In 1840, Alexis de Tocqueville wrote, “…what most astonished me in the United States is not so much the marvelous grandeur of some undertakings as the innumerable multitude of small ones.”

His words ring true when you think about this region’s agriculture – home to innumerable, individually-owned and operated, family farms. Individually, these farms are not imposing. But collectively, they are an economic powerhouse, a community stabilizer, a social foundation. Each farm is, to me, a portrait worth painting, a story worth telling.

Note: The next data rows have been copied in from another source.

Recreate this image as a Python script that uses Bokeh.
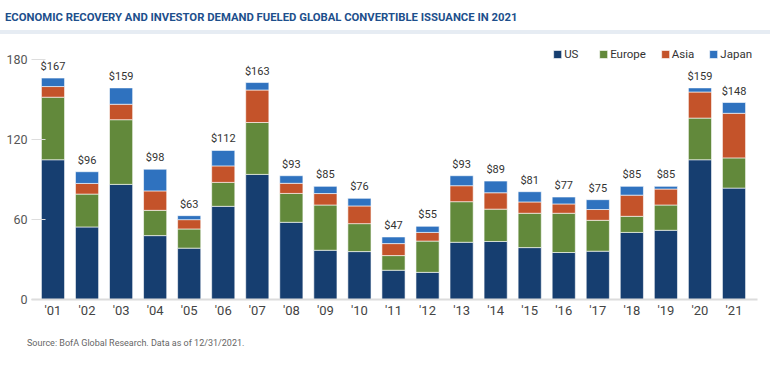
from bokeh.plotting import figure
from bokeh.models import (ColumnDataSource, Range1d, FixedTicker, Div, Legend, LegendItem)
from bokeh.layouts import column
from bokeh.embed import file_html
from bokeh.resources import INLINE
from bokeh.core.properties import value
import numpy as np

years = ["'01", "'02", "'03", "'04", "'05", "'06", "'07", "'08", "'09", "'10", "'11",
         "'12", "'13", "'14", "'15", "'16", "'17", "'18", "'19", "'20", "'21"]
us = [105, 54.5, 86.5, 48, 38.6, 70, 94, 58, 37, 36, 22, 20.4, 43, 43.6, 39, 35.3, 36.3, 50.4, 52, 105, 83.7]
europe = [47, 24.7, 48.6, 19, 14.4, 18, 39, 21.7, 34, 21, 11, 23.5, 30.5, 24.3, 25.8, 29.5, 23.2, 12.1, 19, 31.3, 22.7]
asia = [8, 8, 11.6, 14.6, 7, 12.4, 24.4, 7.6, 8.6, 13.3, 9, 6.5, 12, 12.3, 8.5, 7, 8.1, 15.9, 12, 19.6, 33.5]
japan = [6.4, 8.8, 12.3, 16.3, 3, 11.6, 5.6, 5.7, 5.4, 5.7, 5, 4.6, 7.5, 8.8, 7.7, 5.2, 7.4, 6.6, 2, 3.1, 8.1]
totals = [167, 96, 159, 98, 63, 112, 163, 93, 85, 76, 47, 55, 93, 89, 81, 77, 75, 85, 85, 159, 148]
y_ticks = [0, 60, 120, 180]

series = ["US", "Europe", "Asia", "Japan"]
colors = ["#163e70", "#62893b", "#c4532a", "#2f72bf"]

FONT = "Roboto"

idx = list(range(len(years)))
src = ColumnDataSource(dict(x=idx, US=us, Europe=europe, Asia=asia, Japan=japan))
tops = (np.array(us) + np.array(europe) + np.array(asia) + np.array(japan)).tolist()
lab = ColumnDataSource(dict(x=idx, y=tops, t=["$%d" % v for v in totals]))

p = figure(width=770, height=293, output_backend="svg", toolbar_location=None,
           x_range=Range1d(-0.631, 20.69), y_range=Range1d(0, 193.1),
           min_border_left=31, min_border_right=13, min_border_top=8, min_border_bottom=28)
p.outline_line_color = None
p.grid.visible = False
p.background_fill_color = "white"

rs = p.vbar_stack(series, x="x", width=0.68, color=colors, source=src,
                  line_color="white", line_width=0.6)

p.text(x="x", y="y", text="t", source=lab, y_offset=-5, text_align="center",
       text_baseline="bottom", text_font=value(FONT), text_font_size="11px",
       text_color="#333333")

legend = Legend(items=[LegendItem(label=s, renderers=[r]) for s, r in zip(series, rs)],
                orientation="horizontal", location="top_right",
                border_line_color=None, background_fill_alpha=0,
                glyph_width=10, glyph_height=10, label_standoff=2, spacing=14,
                padding=0, margin=5, label_text_font=FONT, label_text_font_size="11.5px",
                label_text_color="#333333", label_height=10)
p.add_layout(legend)

p.yaxis.ticker = FixedTicker(ticks=y_ticks)
p.yaxis.axis_line_color = None
p.yaxis.major_tick_in = 14
p.yaxis.major_tick_out = 0
p.yaxis.minor_tick_line_color = None
p.yaxis.major_tick_line_color = "#dddddd"
p.yaxis.major_label_standoff = 4
p.yaxis.major_label_text_font = FONT
p.yaxis.major_label_text_font_size = "12.5px"
p.yaxis.major_label_text_color = "#555555"

p.xaxis.ticker = FixedTicker(ticks=idx)
p.xaxis.major_label_overrides = {i: y for i, y in zip(idx, years)}
p.xaxis.axis_line_color = "#dcdcdc"
p.xaxis.axis_line_width = 2
p.xaxis.major_tick_line_color = None
p.xaxis.major_tick_in = 0
p.xaxis.major_tick_out = 0
p.xaxis.minor_tick_line_color = None
p.xaxis.minor_tick_out = 0
p.xaxis.major_label_standoff = 3
p.xaxis.major_label_text_font = FONT
p.xaxis.major_label_text_font_size = "13px"
p.xaxis.major_label_text_color = "#444444"

title = Div(text="ECONOMIC RECOVERY AND INVESTOR DEMAND FUELED GLOBAL CONVERTIBLE ISSUANCE IN 2021",
            width=770, height=34, margin=(0, 0, 0, 0),
            styles={"font-family": FONT, "font-weight": "bold", "font-size": "11.3px",
                    "color": "#1d4f8c", "box-sizing": "border-box", "padding-top": "11px",
                    "padding-left": "5px",
                    "border-bottom": "4px solid #e6ecf3", "line-height": "14px"})
source_note = Div(text="Source: BofA Global Research. Data as of 12/31/2021.",
                  width=770, height=30, margin=(0, 0, 0, 0),
                  styles={"font-family": FONT, "font-size": "9px", "color": "#666666",
                          "padding-top": "10px", "padding-left": "27px", "box-sizing": "border-box",
                          "line-height": "12px"})

layout = column(title, p, source_note, spacing=0)
open("out.html", "w").write(file_html(layout, INLINE))
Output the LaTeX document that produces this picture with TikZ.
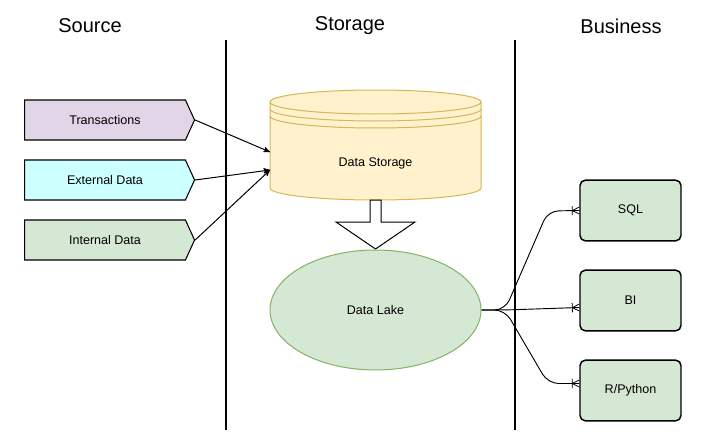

The region’s agriculture has many wonderfully crafted portraits of progress – and we feature several in these two progress issues. These top producers track and crunch the numbers, but aren’t afraid to change, to dare to be different, to take risk.

Ohio farmers (and the same could be said of their counterparts in certain areas of surrounding states) are wrestling with a new reality: Last year, according to OSU ag economist Allan Lines, “the average price of farmland in Ohio exceeded that of Illinois, exhibiting a new foundation for land values: nonfarm rather than farm valuation.”

“The ever-increasing demand for nonfarm use of farmland – homes, parks, industry, retail sales, and/or office space – has and will continue to price much of Ohio’s rural landscape beyond agriculture’s ability to retain it in farm-production activities,” Lines writes.

“Within memory, the nation and world said to most of the states east and northeast of Ohio, at least in a general sense, ‘We don’t need you as a major food producer.’ Ohio struggles with the message.”

Those are very powerful, and very scary, words.

The portraits of today’s successful farmers are different than those of their predecessors. The portraits of tomorrow’s successful farmers will be different still. Working more hours and farming more acres are no longer solutions.

Legendary college basketball coach John Wooden once said, “Not all change is progress, but all progress starts with change.”